Et en se cantonnant aux trois émotions de base - la joie, la tristesse, la peur -, peut-on envisager de nouvelles études pour confirmer ou contredire celle de Thomas Fritz ? Rien n'est moins sûr. Radios et téléphones portables atteignent des contrées toujours plus lointaines. Les habitants d'un village isolé en Afrique ou en Amazonie peuvent, encore, n'avoir jamais reçu de visite autre que celles des habitants des villages voisins. Mais de là à ce qu'ils n'aient jamais entendu le grésillement d'une lointaine radio... La probabilité se fait toujours plus infime. Un motif de joie ? De peur ? De tristesse ?

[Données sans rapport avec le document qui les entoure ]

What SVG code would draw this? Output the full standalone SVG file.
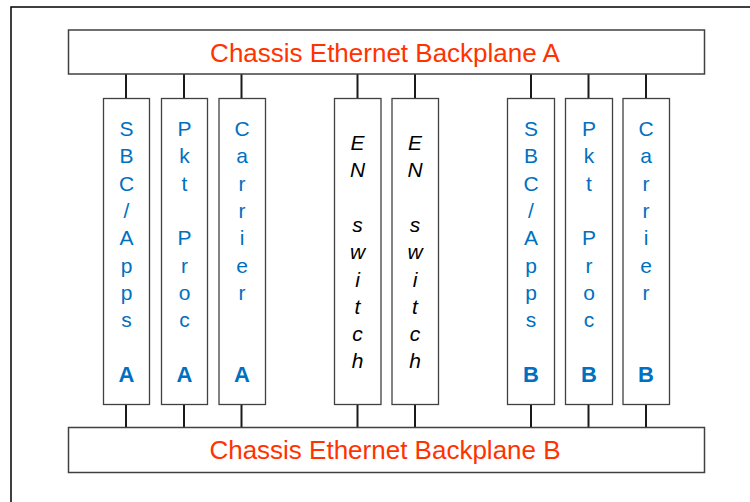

LE PLAISIR MUSICAL AUSSI SERAIT UNIVERSEL

Les émotions musicales ne se résument pas à la joie, la tristesse et la peur. Elles incluent également le plaisir ou le déplaisir ressenti à l'écoute d'un morceau. Pour ce dernier point, Thomas Fritz a fait entendre aux Mafas et à des auditeurs allemands deux catégories d'extraits musicaux : des compositions consonantes d'une part, dissonantes d'autre part. Dans le premier cas, le scientifique a utilisé des extraits occidentaux et Mafas enregistrés tels quels. Dans le second, il a repris les mêmes extraits mais les a modifiés pour les rendre dissonants. À chaque écoute, les auditeurs ont dit s'ils trouvaient l'extrait proposé agréable ou non. Sans surprise, auditeurs allemands et Mafas ont préféré les versions consonantes dans les musiques de leur culture. Mais, plus surprenant, les Mafas ont aussi préféré les versions consonantes dans les morceaux occidentaux, alors même qu'ils n'ont jamais entendu ce type de musique. La dissonance serait donc universellement interprétée comme désagréable par l'oreille humaine. "Avant même que nous ne portions un jugement esthétique, notre système auditif aurait du mal à gérer deux fréquences sonores trop proches l'une de l'autre", propose Nathalie Gosselin, coauteure de l'étude.